I do not criticise the speculators and other forward-looking householders who took advantage of the first FiT scheme; it was handed to them on a silver salver with water cress all round it so good luck to them. The tragedy is that the DECC (a) didn’t foresee that minimal inflation would unduly prolong the disparity in yields and relative inequity between the early adopters and the rest, (b) did not think it might be useful to put some break points in the contracts to progressively harmonise the tariffs as the FiT rates were adjusted over time, (c) did not realise that the installation market would be subject to excessive and damaging instability every time the FiT rate was reduced, (d) did not recognise that hard-up residents with no opportunity to benefit from the scheme [and in some cases with unavoidably high energy consumption themselves] would be subsidising for decades ahead people who were able to afford the initial outlay and are receiving considerable financial benefits , and (e) did not establish any leadership through the electricity supply companies over the market, technical standards and payment systems. All I can say is thank you Mr E Miliband.

The present government will probably do nothing to re-balance the scheme or make it more equitable across all consumers and sees reducing the FiT rate to an unattractive level as providing the pathway for an easy escape from the controversy.

Mike Fox says:
24 September 2015

Will we ever be carbon neutral in this country? PV Solar Panels and other green sources of energy production are needed in much bigger numbers than the Government see fit to encourage. The proposals to reduce the FiT still further will make this path even more difficult to follow.

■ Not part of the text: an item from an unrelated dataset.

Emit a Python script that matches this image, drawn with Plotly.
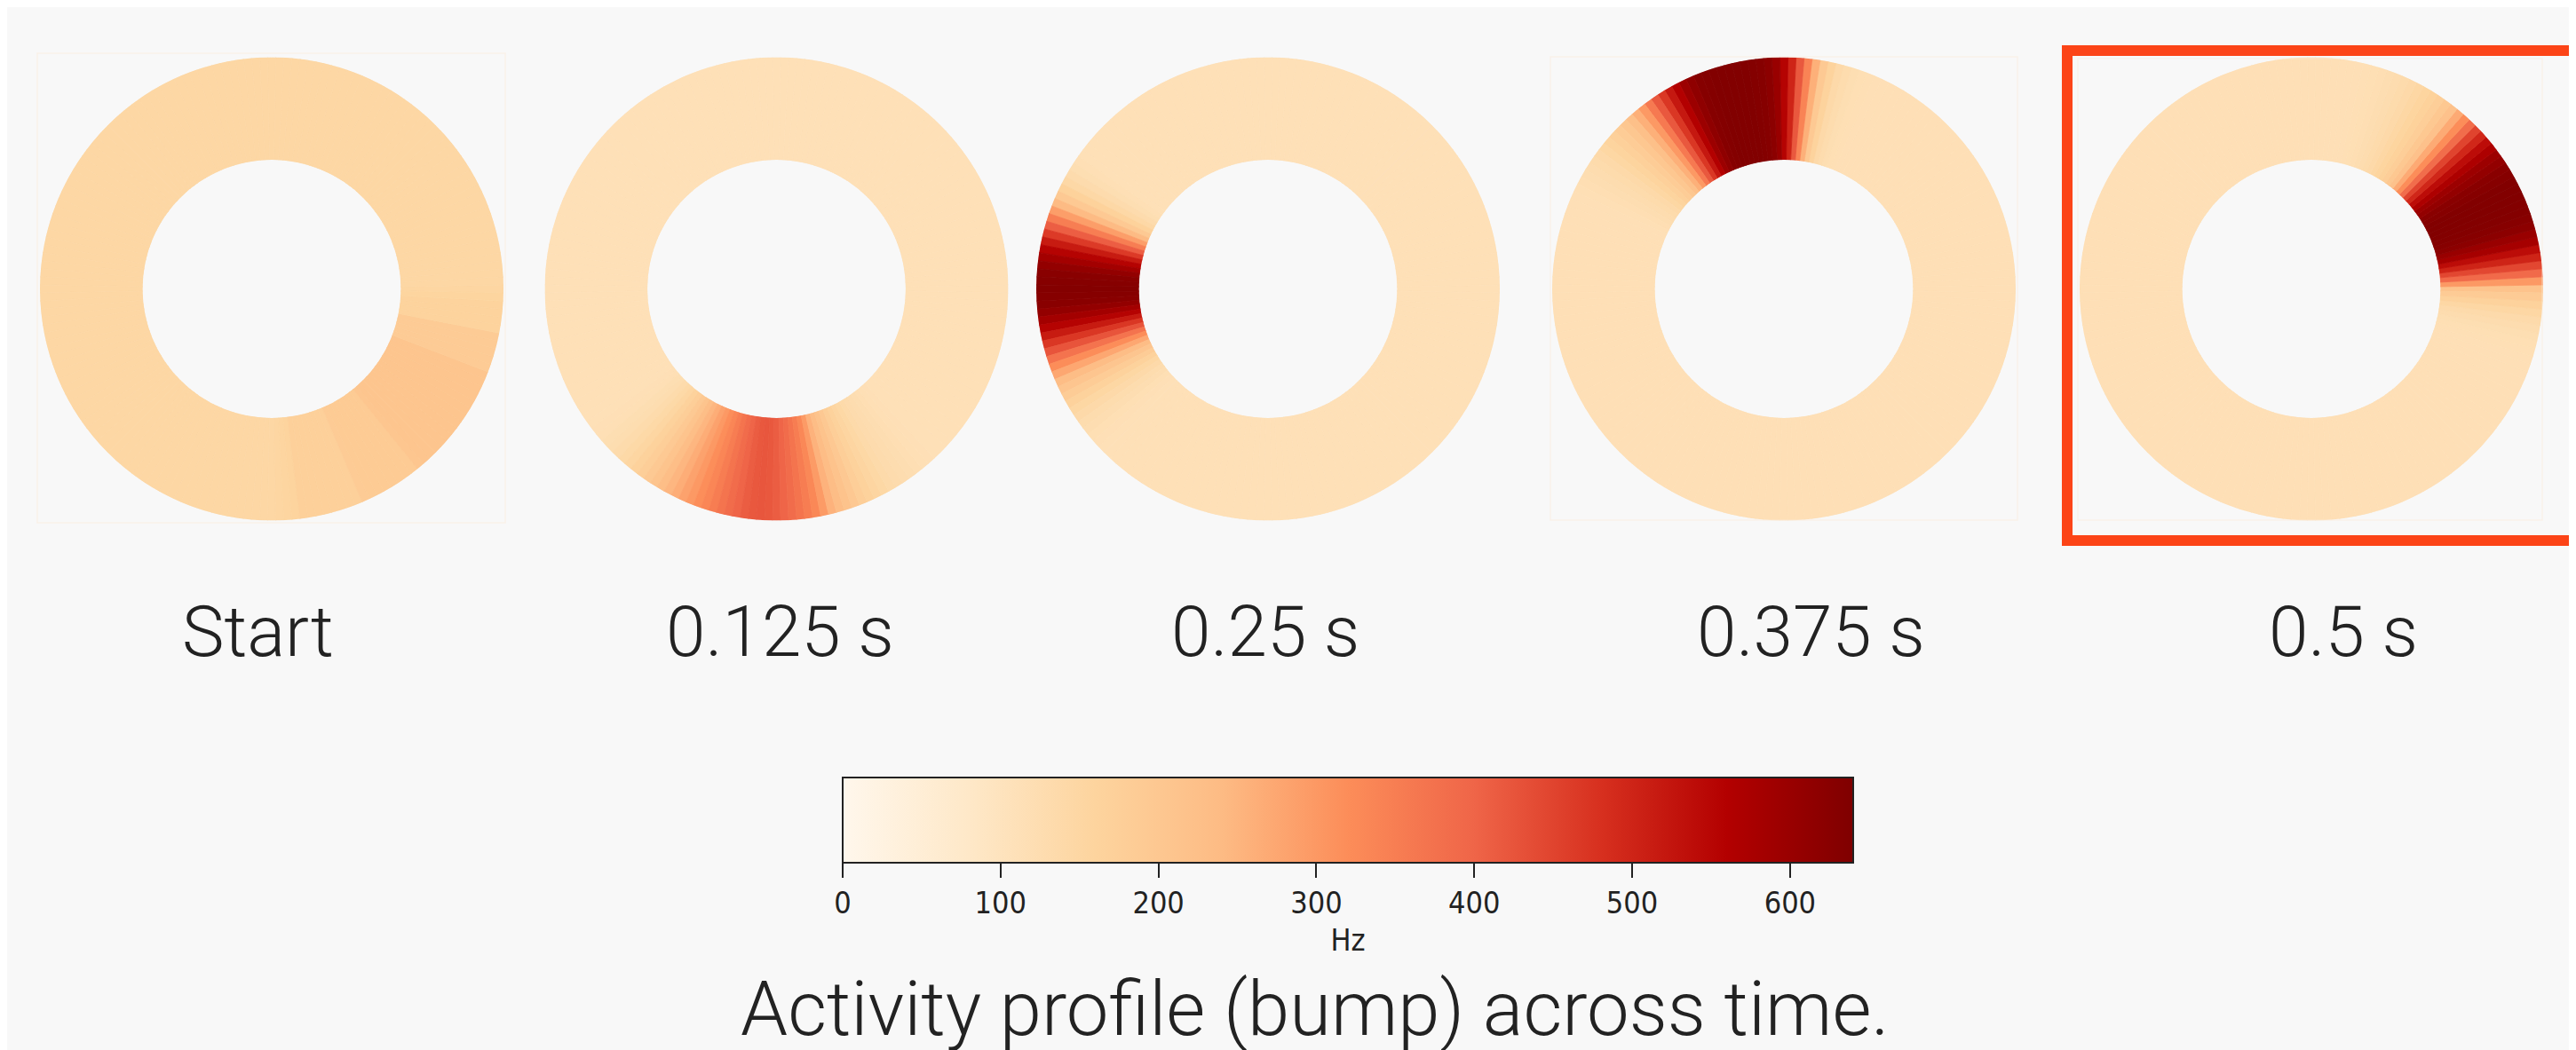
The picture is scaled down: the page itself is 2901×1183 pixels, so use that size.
import plotly.graph_objects as go

# ---------------- data ----------------
time_labels = ["Start", "0.125 s", "0.25 s", "0.375 s", "0.5 s"]

# preferred direction of each neuron (degrees, counter-clockwise from east)
neuron_angle_deg = [
    0, 2, 4, 6, 8, 10, 12, 14, 16, 18,
    20, 22, 24, 26, 28, 30, 32, 34, 36, 38,
    40, 42, 44, 46, 48, 50, 52, 54, 56, 58,
    60, 62, 64, 66, 68, 70, 72, 74, 76, 78,
    80, 82, 84, 86, 88, 90, 92, 94, 96, 98,
    100, 102, 104, 106, 108, 110, 112, 114, 116, 118,
    120, 122, 124, 126, 128, 130, 132, 134, 136, 138,
    140, 142, 144, 146, 148, 150, 152, 154, 156, 158,
    160, 162, 164, 166, 168, 170, 172, 174, 176, 178,
    180, 182, 184, 186, 188, 190, 192, 194, 196, 198,
    200, 202, 204, 206, 208, 210, 212, 214, 216, 218,
    220, 222, 224, 226, 228, 230, 232, 234, 236, 238,
    240, 242, 244, 246, 248, 250, 252, 254, 256, 258,
    260, 262, 264, 266, 268, 270, 272, 274, 276, 278,
    280, 282, 284, 286, 288, 290, 292, 294, 296, 298,
    300, 302, 304, 306, 308, 310, 312, 314, 316, 318,
    320, 322, 324, 326, 328, 330, 332, 334, 336, 338,
    340, 342, 344, 346, 348, 350, 352, 354, 356, 358,
]

# firing rate (Hz) of each neuron at each time
rate_start = [
    152, 148, 148, 148, 148, 148, 148, 148, 148, 148,
    148, 148, 148, 148, 148, 148, 148, 148, 148, 148,
    148, 148, 148, 148, 148, 148, 148, 148, 148, 148,
    148, 148, 148, 148, 148, 148, 148, 148, 148, 148,
    148, 148, 148, 148, 148, 148, 148, 148, 148, 148,
    148, 148, 148, 148, 148, 148, 148, 148, 148, 148,
    148, 148, 148, 148, 148, 148, 148, 148, 148, 148,
    148, 148, 148, 148, 148, 148, 148, 148, 148, 148,
    148, 148, 148, 148, 148, 148, 148, 148, 148, 148,
    148, 148, 148, 148, 148, 148, 148, 148, 148, 148,
    148, 148, 148, 148, 148, 148, 148, 148, 148, 148,
    148, 148, 148, 148, 148, 148, 148, 148, 148, 148,
    148, 148, 148, 148, 148, 148, 148, 148, 148, 148,
    148, 148, 148, 148, 148, 148, 152, 156, 160, 172,
    172, 172, 172, 172, 172, 172, 172, 188, 190, 190,
    190, 190, 190, 190, 190, 205, 208, 208, 208, 208,
    208, 208, 208, 208, 208, 208, 208, 208, 208, 208,
    188, 188, 188, 188, 188, 162, 162, 162, 162, 158,
]
rate_0125 = [
    112, 112, 112, 112, 112, 112, 112, 112, 112, 112,
    112, 112, 112, 112, 112, 112, 112, 112, 112, 112,
    112, 112, 112, 112, 112, 112, 112, 112, 112, 112,
    112, 112, 112, 112, 112, 112, 112, 112, 112, 112,
    112, 112, 112, 112, 112, 112, 112, 112, 112, 112,
    112, 112, 112, 112, 112, 112, 112, 112, 112, 112,
    112, 112, 112, 112, 112, 112, 112, 112, 112, 112,
    112, 112, 112, 112, 112, 112, 112, 112, 112, 112,
    112, 112, 112, 112, 112, 112, 112, 112, 112, 112,
    112, 112, 112, 112, 112, 112, 112, 112, 112, 112,
    112, 112, 112, 112, 112, 112, 112, 112, 112, 114,
    117, 121, 126, 133, 142, 152, 165, 180, 195, 212,
    230, 248, 265, 283, 300, 318, 335, 352, 370, 386,
    400, 412, 420, 422, 420, 412, 400, 386, 370, 352,
    330, 295, 255, 235, 215, 197, 180, 167, 155, 146,
    138, 132, 128, 124, 120, 117, 115, 113, 112, 112,
    112, 112, 112, 112, 112, 112, 112, 112, 112, 112,
    112, 112, 112, 112, 112, 112, 112, 112, 112, 112,
]
rate_025 = [
    112, 112, 112, 112, 112, 112, 112, 112, 112, 112,
    112, 112, 112, 112, 112, 112, 112, 112, 112, 112,
    112, 112, 112, 112, 112, 112, 112, 112, 112, 112,
    112, 112, 112, 112, 112, 112, 112, 112, 112, 112,
    112, 112, 112, 112, 112, 112, 112, 112, 112, 112,
    112, 112, 112, 112, 112, 112, 112, 112, 112, 112,
    112, 112, 112, 112, 112, 112, 112, 112, 112, 112,
    112, 112, 113, 117, 122, 132, 145, 168, 195, 240,
    290, 350, 410, 465, 515, 555, 585, 610, 625, 630,
    632, 630, 625, 610, 585, 555, 515, 470, 425, 372,
    320, 275, 235, 207, 185, 166, 150, 139, 130, 123,
    118, 114, 112, 112, 112, 112, 112, 112, 112, 112,
    112, 112, 112, 112, 112, 112, 112, 112, 112, 112,
    112, 112, 112, 112, 112, 112, 112, 112, 112, 112,
    112, 112, 112, 112, 112, 112, 112, 112, 112, 112,
    112, 112, 112, 112, 112, 112, 112, 112, 112, 112,
    112, 112, 112, 112, 112, 112, 112, 112, 112, 112,
    112, 112, 112, 112, 112, 112, 112, 112, 112, 112,
]
rate_0375 = [
    114, 114, 114, 114, 114, 114, 114, 114, 114, 114,
    114, 114, 114, 114, 114, 114, 114, 114, 114, 114,
    114, 114, 114, 114, 114, 114, 114, 114, 114, 114,
    114, 114, 114, 114, 116, 118, 122, 129, 140, 162,
    195, 260, 340, 420, 500, 555, 600, 620, 630, 633,
    635, 635, 635, 635, 635, 633, 630, 615, 595, 560,
    520, 470, 420, 360, 300, 260, 225, 203, 185, 172,
    160, 150, 140, 134, 128, 124, 120, 117, 114, 114,
    114, 114, 114, 114, 114, 114, 114, 114, 114, 114,
    114, 114, 114, 114, 114, 114, 114, 114, 114, 114,
    114, 114, 114, 114, 114, 114, 114, 114, 114, 114,
    114, 114, 114, 114, 114, 114, 114, 114, 114, 114,
    114, 114, 114, 114, 114, 114, 114, 114, 114, 114,
    114, 114, 114, 114, 114, 114, 114, 114, 114, 114,
    114, 114, 114, 114, 114, 114, 114, 114, 114, 114,
    114, 114, 114, 114, 114, 114, 114, 114, 114, 114,
    114, 114, 114, 114, 114, 114, 114, 114, 114, 114,
    114, 114, 114, 114, 114, 114, 114, 114, 114, 114,
]
rate_05 = [
    215, 300, 390, 445, 500, 540, 580, 600, 620, 627,
    632, 634, 635, 635, 635, 630, 625, 610, 595, 570,
    540, 495, 450, 385, 320, 270, 220, 200, 180, 168,
    158, 149, 140, 134, 128, 124, 120, 118, 116, 115,
    114, 114, 114, 114, 114, 114, 114, 114, 114, 114,
    114, 114, 114, 114, 114, 114, 114, 114, 114, 114,
    114, 114, 114, 114, 114, 114, 114, 114, 114, 114,
    114, 114, 114, 114, 114, 114, 114, 114, 114, 114,
    114, 114, 114, 114, 114, 114, 114, 114, 114, 114,
    114, 114, 114, 114, 114, 114, 114, 114, 114, 114,
    114, 114, 114, 114, 114, 114, 114, 114, 114, 114,
    114, 114, 114, 114, 114, 114, 114, 114, 114, 114,
    114, 114, 114, 114, 114, 114, 114, 114, 114, 114,
    114, 114, 114, 114, 114, 114, 114, 114, 114, 114,
    114, 114, 114, 114, 114, 114, 114, 114, 114, 114,
    114, 114, 114, 114, 114, 114, 114, 114, 114, 114,
    114, 114, 114, 114, 114, 114, 114, 114, 114, 114,
    114, 115, 116, 118, 122, 128, 135, 148, 165, 188,
]
rates = [rate_start, rate_0125, rate_025, rate_0375, rate_05]

colorbar_ticks = [0, 100, 200, 300, 400, 500, 600]
rate_min, rate_max = 0, 640

# ---------------- layout geometry (pixels) ----------------
W, H = 2901, 1183
ring_cx = [298, 866.5, 1420, 2001, 2595]
ring_cy = 317.5
ring_R = 261
hole_frac = 0.557
label_cx = [282, 870, 1417, 2031, 2631]
label_baseline = 733
label_size = 80
caption_size = 85
caption_baseline = 1160
text_font = "Roboto, 'Liberation Sans', Arial, sans-serif"
cb_font = "'DejaVu Sans Condensed', 'DejaVu Sans'"

fig = go.Figure()

for k, vals in enumerate(rates):
    pid = "polar" if k == 0 else f"polar{k+1}"
    trace = go.Barpolar(
        r=[1 for _ in vals],
        theta=neuron_angle_deg,
        width=2,
        marker=dict(
            color=vals,
            colorscale="OrRd",
            cmin=rate_min,
            cmax=rate_max,
            showscale=(k == 0),
            line=dict(width=0.8, color=vals, colorscale="OrRd",
                      cmin=rate_min, cmax=rate_max),
        ),
        subplot=pid,
        hoverinfo="skip",
    )
    if k == 0:
        trace.marker.colorbar = dict(
            orientation="h",
            x=1510 / W, xanchor="center",
            y=1 - 868 / H, yanchor="top",
            len=1138, lenmode="pixels",
            thickness=96, thicknessmode="pixels",
            xpad=0, ypad=0,
            outlinewidth=2, outlinecolor="#222222",
            ticks="outside", ticklen=16, tickwidth=2, tickcolor="#222222",
            tickvals=colorbar_ticks,
            tickfont=dict(family=cb_font, size=34, color="#222222"),
            title=dict(text="Hz", side="bottom",
                       font=dict(family=cb_font, size=34, color="#222222")),
        )
    fig.add_trace(trace)

    cx = ring_cx[k]
    fig.layout[pid] = dict(
        domain=dict(x=[(cx - ring_R) / W, (cx + ring_R) / W],
                    y=[1 - (ring_cy + ring_R) / H, 1 - (ring_cy - ring_R) / H]),
        hole=hole_frac,
        bargap=0,
        bgcolor="rgba(0,0,0,0)",
        radialaxis=dict(visible=False, range=[0, 1]),
        angularaxis=dict(visible=False, rotation=0, direction="counterclockwise"),
    )

# time labels
for lab, lx in zip(time_labels, label_cx):
    fig.add_annotation(
        x=lx / W, y=1 - (label_baseline - 0.36 * label_size) / H,
        xref="paper", yref="paper", xanchor="center", yanchor="middle",
        text=lab, showarrow=False,
        font=dict(family=text_font, size=label_size, color="#222222", weight=300),
    )

# caption
fig.add_annotation(
    x=1473 / W, y=1 - (caption_baseline - 0.36 * caption_size) / H,
    xref="paper", yref="paper", xanchor="center", yanchor="middle",
    text="Activity profile (bump) across time.", showarrow=False,
    font=dict(family=text_font, size=caption_size, color="#222222", weight=300),
)

# faint subplot frames
frames = [(34, 52, 561, 581), (1738, 56, 2264, 578), (2332, 58, 2855, 578)]
for x0, y0, x1, y1 in frames:
    fig.add_shape(type="rect", xref="paper", yref="paper",
                  x0=x0 / W, x1=x1 / W, y0=1 - y1 / H, y1=1 - y0 / H,
                  line=dict(color="rgba(250,232,214,0.45)", width=1.5))

# red highlight box around the last frame
fig.add_shape(type="rect", xref="paper", yref="paper",
              x0=2320 / W, x1=2895 / W, y0=1 - 601 / H, y1=1 - 49 / H,
              line=dict(color="#fc4417", width=12))

fig.update_layout(
    width=W, height=H,
    margin=dict(l=0, r=0, t=0, b=0),
    paper_bgcolor="#f8f8f8",
    plot_bgcolor="#f8f8f8",
    showlegend=False,
)

fig.write_html("out.html")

Well, by now you’ve probably heard that the government (“We’ll be the Greenest government ever”) has pulled the plug on the FiT payments as of 1st Jan 2016. This has started a stampede for solar before the cut off date. Considering that most companies close down for Christmas we (yes I work in the industry) believed that beginning of December would be when the order book would close. Oh how wrong could we be? The estimate is now mid November. More and more people realise that this is the last chance! Now for the article ‘Choosing a solar panel brand’ in October’s edition of Which? Unusually I have to take issue with this piece. It has no relevance to anyone trying to choose a panel for their system. It only deals with around 2% of the manufacturers and the information is only about a process of manufacturing not the panels and therefore is inaccurate. Interestingly you talk about the difference between Mono and Polycrystalline and write that Mono is more efficient, however you fail to publish that this ‘better’ efficiency is in higher light levels and not necessarily in a British ‘4 seasons in 1 hour’ climate with lower light levels. mention is given to Chinese panels and the reputation they have for being of poor quality band how unfair this is. But nowhere in the article is there mention of how to tell the difference between good and bad! Also, you talk about shade as if it is a great mystery and as if micro inverters are the only answer. They’re not! I would point you towards Solar Edge Optimisers which are cheaper, more robust and likely to outlast most inverters. Finally you give No indication as to what happens to guarantees and warranties should a company go out of business, which let’s face it will be 95% of the industry on the 1st January 2016.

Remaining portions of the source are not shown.